_Requirements:_ Reproduce the data below in full and exclude every picture.

Code that draws figures:
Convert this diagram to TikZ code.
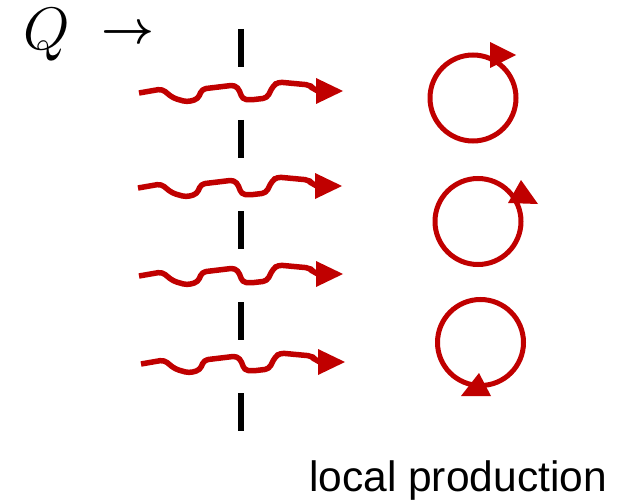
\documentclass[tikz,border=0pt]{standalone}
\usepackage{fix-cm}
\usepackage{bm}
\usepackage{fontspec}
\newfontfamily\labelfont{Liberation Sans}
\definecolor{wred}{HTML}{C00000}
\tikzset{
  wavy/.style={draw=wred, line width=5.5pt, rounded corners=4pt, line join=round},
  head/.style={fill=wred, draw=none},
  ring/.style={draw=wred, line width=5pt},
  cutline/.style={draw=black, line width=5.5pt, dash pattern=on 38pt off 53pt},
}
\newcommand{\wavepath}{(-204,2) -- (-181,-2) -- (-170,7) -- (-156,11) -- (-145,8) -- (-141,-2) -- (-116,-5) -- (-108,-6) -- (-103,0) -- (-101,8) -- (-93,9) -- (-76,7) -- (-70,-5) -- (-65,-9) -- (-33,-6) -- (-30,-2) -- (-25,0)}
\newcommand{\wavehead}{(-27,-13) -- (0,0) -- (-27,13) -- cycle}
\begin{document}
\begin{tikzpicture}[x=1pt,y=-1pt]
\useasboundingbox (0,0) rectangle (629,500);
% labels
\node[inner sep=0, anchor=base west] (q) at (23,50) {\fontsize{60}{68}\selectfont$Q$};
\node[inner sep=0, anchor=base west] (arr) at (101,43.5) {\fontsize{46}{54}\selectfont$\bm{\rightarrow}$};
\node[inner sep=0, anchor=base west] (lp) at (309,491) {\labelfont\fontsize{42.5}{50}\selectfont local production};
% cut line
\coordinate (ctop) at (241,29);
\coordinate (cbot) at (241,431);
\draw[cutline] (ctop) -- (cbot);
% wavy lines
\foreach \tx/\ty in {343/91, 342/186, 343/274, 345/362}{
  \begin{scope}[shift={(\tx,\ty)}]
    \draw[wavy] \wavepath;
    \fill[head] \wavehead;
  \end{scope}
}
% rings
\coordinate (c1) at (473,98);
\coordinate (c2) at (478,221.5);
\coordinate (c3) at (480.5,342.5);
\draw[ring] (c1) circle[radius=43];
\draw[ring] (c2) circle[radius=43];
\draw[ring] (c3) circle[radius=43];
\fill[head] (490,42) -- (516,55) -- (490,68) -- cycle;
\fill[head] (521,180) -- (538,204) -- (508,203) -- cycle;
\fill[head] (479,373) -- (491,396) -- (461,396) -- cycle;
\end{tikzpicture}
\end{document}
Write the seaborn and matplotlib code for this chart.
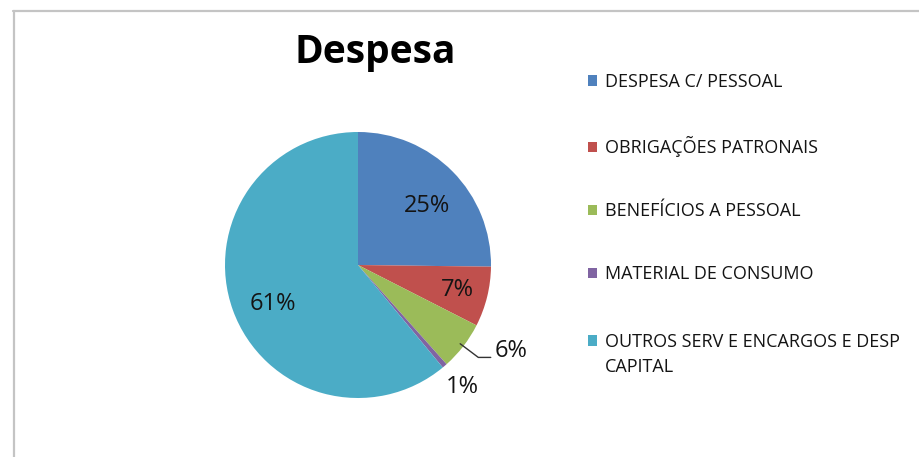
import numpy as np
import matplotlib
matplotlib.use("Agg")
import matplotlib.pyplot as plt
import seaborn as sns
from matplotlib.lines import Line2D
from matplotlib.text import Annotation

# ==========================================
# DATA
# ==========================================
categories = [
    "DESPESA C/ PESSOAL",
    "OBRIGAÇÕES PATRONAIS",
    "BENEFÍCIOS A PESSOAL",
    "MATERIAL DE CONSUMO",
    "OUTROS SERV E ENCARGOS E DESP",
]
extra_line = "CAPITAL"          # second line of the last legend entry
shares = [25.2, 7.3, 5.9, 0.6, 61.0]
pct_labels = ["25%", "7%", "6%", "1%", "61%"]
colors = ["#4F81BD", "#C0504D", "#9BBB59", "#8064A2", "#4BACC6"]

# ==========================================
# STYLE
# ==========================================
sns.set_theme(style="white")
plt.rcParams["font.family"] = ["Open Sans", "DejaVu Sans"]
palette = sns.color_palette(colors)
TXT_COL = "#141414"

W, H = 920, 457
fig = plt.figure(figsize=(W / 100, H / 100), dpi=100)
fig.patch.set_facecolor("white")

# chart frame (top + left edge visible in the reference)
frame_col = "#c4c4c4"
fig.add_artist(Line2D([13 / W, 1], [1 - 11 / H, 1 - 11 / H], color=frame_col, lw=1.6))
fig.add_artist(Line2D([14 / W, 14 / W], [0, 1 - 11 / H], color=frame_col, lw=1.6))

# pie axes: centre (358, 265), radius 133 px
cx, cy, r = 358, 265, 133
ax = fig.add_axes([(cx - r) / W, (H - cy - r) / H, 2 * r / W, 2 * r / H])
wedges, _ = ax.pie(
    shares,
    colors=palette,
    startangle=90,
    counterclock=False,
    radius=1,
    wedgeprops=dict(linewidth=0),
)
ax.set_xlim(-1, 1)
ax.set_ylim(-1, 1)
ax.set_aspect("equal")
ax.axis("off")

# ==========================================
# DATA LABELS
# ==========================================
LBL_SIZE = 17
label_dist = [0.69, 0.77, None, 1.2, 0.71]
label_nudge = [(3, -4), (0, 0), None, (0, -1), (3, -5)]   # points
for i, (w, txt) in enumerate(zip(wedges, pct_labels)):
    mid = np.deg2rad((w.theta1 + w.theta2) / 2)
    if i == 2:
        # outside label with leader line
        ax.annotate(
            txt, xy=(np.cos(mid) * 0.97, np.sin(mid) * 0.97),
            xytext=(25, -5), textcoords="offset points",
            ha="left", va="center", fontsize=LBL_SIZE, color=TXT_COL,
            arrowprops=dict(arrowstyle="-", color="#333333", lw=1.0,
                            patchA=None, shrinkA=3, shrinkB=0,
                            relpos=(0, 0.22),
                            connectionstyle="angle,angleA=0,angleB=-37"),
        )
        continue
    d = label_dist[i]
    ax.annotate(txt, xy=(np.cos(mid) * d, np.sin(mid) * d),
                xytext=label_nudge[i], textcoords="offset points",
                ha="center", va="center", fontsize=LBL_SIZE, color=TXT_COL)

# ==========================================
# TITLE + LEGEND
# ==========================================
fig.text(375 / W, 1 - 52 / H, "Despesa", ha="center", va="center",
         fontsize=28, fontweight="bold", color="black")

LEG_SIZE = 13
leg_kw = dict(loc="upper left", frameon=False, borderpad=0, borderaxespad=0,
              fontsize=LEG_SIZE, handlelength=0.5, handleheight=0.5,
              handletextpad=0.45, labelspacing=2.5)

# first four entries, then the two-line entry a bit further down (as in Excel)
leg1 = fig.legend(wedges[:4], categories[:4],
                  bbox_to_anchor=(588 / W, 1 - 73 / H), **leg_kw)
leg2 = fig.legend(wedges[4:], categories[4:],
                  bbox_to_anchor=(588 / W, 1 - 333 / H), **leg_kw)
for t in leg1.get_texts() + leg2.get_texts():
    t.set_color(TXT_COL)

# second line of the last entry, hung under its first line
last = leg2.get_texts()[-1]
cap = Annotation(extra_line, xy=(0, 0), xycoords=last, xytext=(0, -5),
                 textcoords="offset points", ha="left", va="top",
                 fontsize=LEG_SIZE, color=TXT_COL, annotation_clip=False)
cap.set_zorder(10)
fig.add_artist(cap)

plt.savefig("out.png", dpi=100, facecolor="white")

_Task solution:_
Convert this diagram to TikZ code.
\documentclass[tikz,border=0pt]{standalone}
\usepackage{fix-cm}
\usepackage{bm}
\usepackage{fontspec}
\newfontfamily\labelfont{Liberation Sans}
\definecolor{wred}{HTML}{C00000}
\tikzset{
  wavy/.style={draw=wred, line width=5.5pt, rounded corners=4pt, line join=round},
  head/.style={fill=wred, draw=none},
  ring/.style={draw=wred, line width=5pt},
  cutline/.style={draw=black, line width=5.5pt, dash pattern=on 38pt off 53pt},
}
\newcommand{\wavepath}{(-204,2) -- (-181,-2) -- (-170,7) -- (-156,11) -- (-145,8) -- (-141,-2) -- (-116,-5) -- (-108,-6) -- (-103,0) -- (-101,8) -- (-93,9) -- (-76,7) -- (-70,-5) -- (-65,-9) -- (-33,-6) -- (-30,-2) -- (-25,0)}
\newcommand{\wavehead}{(-27,-13) -- (0,0) -- (-27,13) -- cycle}
\begin{document}
\begin{tikzpicture}[x=1pt,y=-1pt]
\useasboundingbox (0,0) rectangle (629,500);
% labels
\node[inner sep=0, anchor=base west] (q) at (23,50) {\fontsize{60}{68}\selectfont$Q$};
\node[inner sep=0, anchor=base west] (arr) at (101,43.5) {\fontsize{46}{54}\selectfont$\bm{\rightarrow}$};
\node[inner sep=0, anchor=base west] (lp) at (309,491) {\labelfont\fontsize{42.5}{50}\selectfont local production};
% cut line
\coordinate (ctop) at (241,29);
\coordinate (cbot) at (241,431);
\draw[cutline] (ctop) -- (cbot);
% wavy lines
\foreach \tx/\ty in {343/91, 342/186, 343/274, 345/362}{
  \begin{scope}[shift={(\tx,\ty)}]
    \draw[wavy] \wavepath;
    \fill[head] \wavehead;
  \end{scope}
}
% rings
\coordinate (c1) at (473,98);
\coordinate (c2) at (478,221.5);
\coordinate (c3) at (480.5,342.5);
\draw[ring] (c1) circle[radius=43];
\draw[ring] (c2) circle[radius=43];
\draw[ring] (c3) circle[radius=43];
\fill[head] (490,42) -- (516,55) -- (490,68) -- cycle;
\fill[head] (521,180) -- (538,204) -- (508,203) -- cycle;
\fill[head] (479,373) -- (491,396) -- (461,396) -- cycle;
\end{tikzpicture}
\end{document}
Write the seaborn and matplotlib code for this chart.
import numpy as np
import matplotlib
matplotlib.use("Agg")
import matplotlib.pyplot as plt
import seaborn as sns
from matplotlib.lines import Line2D
from matplotlib.text import Annotation

# ==========================================
# DATA
# ==========================================
categories = [
    "DESPESA C/ PESSOAL",
    "OBRIGAÇÕES PATRONAIS",
    "BENEFÍCIOS A PESSOAL",
    "MATERIAL DE CONSUMO",
    "OUTROS SERV E ENCARGOS E DESP",
]
extra_line = "CAPITAL"          # second line of the last legend entry
shares = [25.2, 7.3, 5.9, 0.6, 61.0]
pct_labels = ["25%", "7%", "6%", "1%", "61%"]
colors = ["#4F81BD", "#C0504D", "#9BBB59", "#8064A2", "#4BACC6"]

# ==========================================
# STYLE
# ==========================================
sns.set_theme(style="white")
plt.rcParams["font.family"] = ["Open Sans", "DejaVu Sans"]
palette = sns.color_palette(colors)
TXT_COL = "#141414"

W, H = 920, 457
fig = plt.figure(figsize=(W / 100, H / 100), dpi=100)
fig.patch.set_facecolor("white")

# chart frame (top + left edge visible in the reference)
frame_col = "#c4c4c4"
fig.add_artist(Line2D([13 / W, 1], [1 - 11 / H, 1 - 11 / H], color=frame_col, lw=1.6))
fig.add_artist(Line2D([14 / W, 14 / W], [0, 1 - 11 / H], color=frame_col, lw=1.6))

# pie axes: centre (358, 265), radius 133 px
cx, cy, r = 358, 265, 133
ax = fig.add_axes([(cx - r) / W, (H - cy - r) / H, 2 * r / W, 2 * r / H])
wedges, _ = ax.pie(
    shares,
    colors=palette,
    startangle=90,
    counterclock=False,
    radius=1,
    wedgeprops=dict(linewidth=0),
)
ax.set_xlim(-1, 1)
ax.set_ylim(-1, 1)
ax.set_aspect("equal")
ax.axis("off")

# ==========================================
# DATA LABELS
# ==========================================
LBL_SIZE = 17
label_dist = [0.69, 0.77, None, 1.2, 0.71]
label_nudge = [(3, -4), (0, 0), None, (0, -1), (3, -5)]   # points
for i, (w, txt) in enumerate(zip(wedges, pct_labels)):
    mid = np.deg2rad((w.theta1 + w.theta2) / 2)
    if i == 2:
        # outside label with leader line
        ax.annotate(
            txt, xy=(np.cos(mid) * 0.97, np.sin(mid) * 0.97),
            xytext=(25, -5), textcoords="offset points",
            ha="left", va="center", fontsize=LBL_SIZE, color=TXT_COL,
            arrowprops=dict(arrowstyle="-", color="#333333", lw=1.0,
                            patchA=None, shrinkA=3, shrinkB=0,
                            relpos=(0, 0.22),
                            connectionstyle="angle,angleA=0,angleB=-37"),
        )
        continue
    d = label_dist[i]
    ax.annotate(txt, xy=(np.cos(mid) * d, np.sin(mid) * d),
                xytext=label_nudge[i], textcoords="offset points",
                ha="center", va="center", fontsize=LBL_SIZE, color=TXT_COL)

# ==========================================
# TITLE + LEGEND
# ==========================================
fig.text(375 / W, 1 - 52 / H, "Despesa", ha="center", va="center",
         fontsize=28, fontweight="bold", color="black")

LEG_SIZE = 13
leg_kw = dict(loc="upper left", frameon=False, borderpad=0, borderaxespad=0,
              fontsize=LEG_SIZE, handlelength=0.5, handleheight=0.5,
              handletextpad=0.45, labelspacing=2.5)

# first four entries, then the two-line entry a bit further down (as in Excel)
leg1 = fig.legend(wedges[:4], categories[:4],
                  bbox_to_anchor=(588 / W, 1 - 73 / H), **leg_kw)
leg2 = fig.legend(wedges[4:], categories[4:],
                  bbox_to_anchor=(588 / W, 1 - 333 / H), **leg_kw)
for t in leg1.get_texts() + leg2.get_texts():
    t.set_color(TXT_COL)

# second line of the last entry, hung under its first line
last = leg2.get_texts()[-1]
cap = Annotation(extra_line, xy=(0, 0), xycoords=last, xytext=(0, -5),
                 textcoords="offset points", ha="left", va="top",
                 fontsize=LEG_SIZE, color=TXT_COL, annotation_clip=False)
cap.set_zorder(10)
fig.add_artist(cap)

plt.savefig("out.png", dpi=100, facecolor="white")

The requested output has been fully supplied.